[START PROVIDED MATERIAL]

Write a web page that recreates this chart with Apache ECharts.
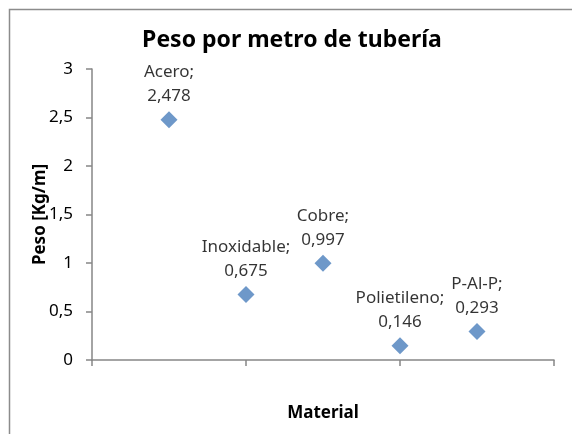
<!DOCTYPE html>
<html>
<head>
<meta charset="utf-8">
<script src="https://cdn.jsdelivr.net/npm/echarts@6/dist/echarts.min.js"></script>
<style>
  html, body { margin: 0; padding: 0; background: #fff; }
  #chart { width: 572px; height: 434px; }
</style>
</head>
<body>
<div id="chart"></div>
<script>
// datos
var materiales = ["Acero", "Inoxidable", "Cobre", "Polietileno", "P-Al-P"];
var posX = [1, 2, 3, 4, 5];
var pesos = [2.478, 0.675, 0.997, 0.146, 0.293];
var yTicks = [0, 0.5, 1, 1.5, 2, 2.5, 3];

var fuente = "Noto Sans";
function coma(v) {
  return String(v).replace(".", ",");
}

var chart = echarts.init(document.getElementById("chart"));
chart.setOption({
  animation: false,
  textStyle: { fontFamily: fuente },
  title: {
    text: "Peso por metro de tubería",
    left: 287,
    textAlign: "center",
    top: 24,
    textStyle: { fontSize: 23, fontWeight: "bold", color: "#000", fontFamily: fuente }
  },
  graphic: [{
    type: "rect",
    shape: { x: 9.5, y: 9.5, width: 700, height: 600 },
    style: { fill: null, stroke: "#8c8c8c", lineWidth: 1.5 },
    silent: true
  }],
  grid: { left: 92, right: 18, top: 69, bottom: 74 },
  xAxis: {
    type: "value",
    min: 0,
    max: 6,
    interval: 2,
    name: "Material",
    nameLocation: "middle",
    nameGap: 45,
    nameTextStyle: { fontSize: 17, fontWeight: "bold", color: "#000" },
    axisLine: { lineStyle: { color: "#868686", width: 1.5 } },
    axisTick: { show: true, length: 6, lineStyle: { color: "#868686", width: 1.5 } },
    axisLabel: { show: false },
    splitLine: { show: false }
  },
  yAxis: {
    type: "value",
    min: yTicks[0],
    max: yTicks[yTicks.length - 1],
    interval: 0.5,
    name: "Peso [Kg/m]",
    nameLocation: "middle",
    nameGap: 43,
    nameMoveOverlap: false,
    nameTextStyle: { fontSize: 17, fontWeight: "bold", color: "#000" },
    axisLine: { show: true, lineStyle: { color: "#868686", width: 1.5 } },
    axisTick: { show: true, length: 6, lineStyle: { color: "#868686", width: 1.5 } },
    axisLabel: { fontSize: 17, color: "#000", margin: 19, formatter: coma },
    splitLine: { show: false }
  },
  series: [{
    type: "scatter",
    symbol: "diamond",
    symbolSize: 17,
    itemStyle: { color: "#4a7ebb" },
    data: posX.map(function (x, i) { return [x, pesos[i]]; }),
    label: {
      show: true,
      position: "top",
      distance: 3,
      fontSize: 17,
      lineHeight: 24,
      color: "#000",
      align: "center",
      formatter: function (p) {
        return materiales[p.dataIndex] + ";\n" + coma(p.value[1]);
      }
    }
  }]
});
</script>
</body>
</html>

[END PROVIDED MATERIAL]

EXERCISE REQUIREMENTS: Leave the pictures out, and print every line of the listing exactly as written.

TASK RESULT:
Write a web page that recreates this chart with Apache ECharts.
<!DOCTYPE html>
<html>
<head>
<meta charset="utf-8">
<script src="https://cdn.jsdelivr.net/npm/echarts@6/dist/echarts.min.js"></script>
<style>
  html, body { margin: 0; padding: 0; background: #fff; }
  #chart { width: 572px; height: 434px; }
</style>
</head>
<body>
<div id="chart"></div>
<script>
// datos
var materiales = ["Acero", "Inoxidable", "Cobre", "Polietileno", "P-Al-P"];
var posX = [1, 2, 3, 4, 5];
var pesos = [2.478, 0.675, 0.997, 0.146, 0.293];
var yTicks = [0, 0.5, 1, 1.5, 2, 2.5, 3];

var fuente = "Noto Sans";
function coma(v) {
  return String(v).replace(".", ",");
}

var chart = echarts.init(document.getElementById("chart"));
chart.setOption({
  animation: false,
  textStyle: { fontFamily: fuente },
  title: {
    text: "Peso por metro de tubería",
    left: 287,
    textAlign: "center",
    top: 24,
    textStyle: { fontSize: 23, fontWeight: "bold", color: "#000", fontFamily: fuente }
  },
  graphic: [{
    type: "rect",
    shape: { x: 9.5, y: 9.5, width: 700, height: 600 },
    style: { fill: null, stroke: "#8c8c8c", lineWidth: 1.5 },
    silent: true
  }],
  grid: { left: 92, right: 18, top: 69, bottom: 74 },
  xAxis: {
    type: "value",
    min: 0,
    max: 6,
    interval: 2,
    name: "Material",
    nameLocation: "middle",
    nameGap: 45,
    nameTextStyle: { fontSize: 17, fontWeight: "bold", color: "#000" },
    axisLine: { lineStyle: { color: "#868686", width: 1.5 } },
    axisTick: { show: true, length: 6, lineStyle: { color: "#868686", width: 1.5 } },
    axisLabel: { show: false },
    splitLine: { show: false }
  },
  yAxis: {
    type: "value",
    min: yTicks[0],
    max: yTicks[yTicks.length - 1],
    interval: 0.5,
    name: "Peso [Kg/m]",
    nameLocation: "middle",
    nameGap: 43,
    nameMoveOverlap: false,
    nameTextStyle: { fontSize: 17, fontWeight: "bold", color: "#000" },
    axisLine: { show: true, lineStyle: { color: "#868686", width: 1.5 } },
    axisTick: { show: true, length: 6, lineStyle: { color: "#868686", width: 1.5 } },
    axisLabel: { fontSize: 17, color: "#000", margin: 19, formatter: coma },
    splitLine: { show: false }
  },
  series: [{
    type: "scatter",
    symbol: "diamond",
    symbolSize: 17,
    itemStyle: { color: "#4a7ebb" },
    data: posX.map(function (x, i) { return [x, pesos[i]]; }),
    label: {
      show: true,
      position: "top",
      distance: 3,
      fontSize: 17,
      lineHeight: 24,
      color: "#000",
      align: "center",
      formatter: function (p) {
        return materiales[p.dataIndex] + ";\n" + coma(p.value[1]);
      }
    }
  }]
});
</script>
</body>
</html>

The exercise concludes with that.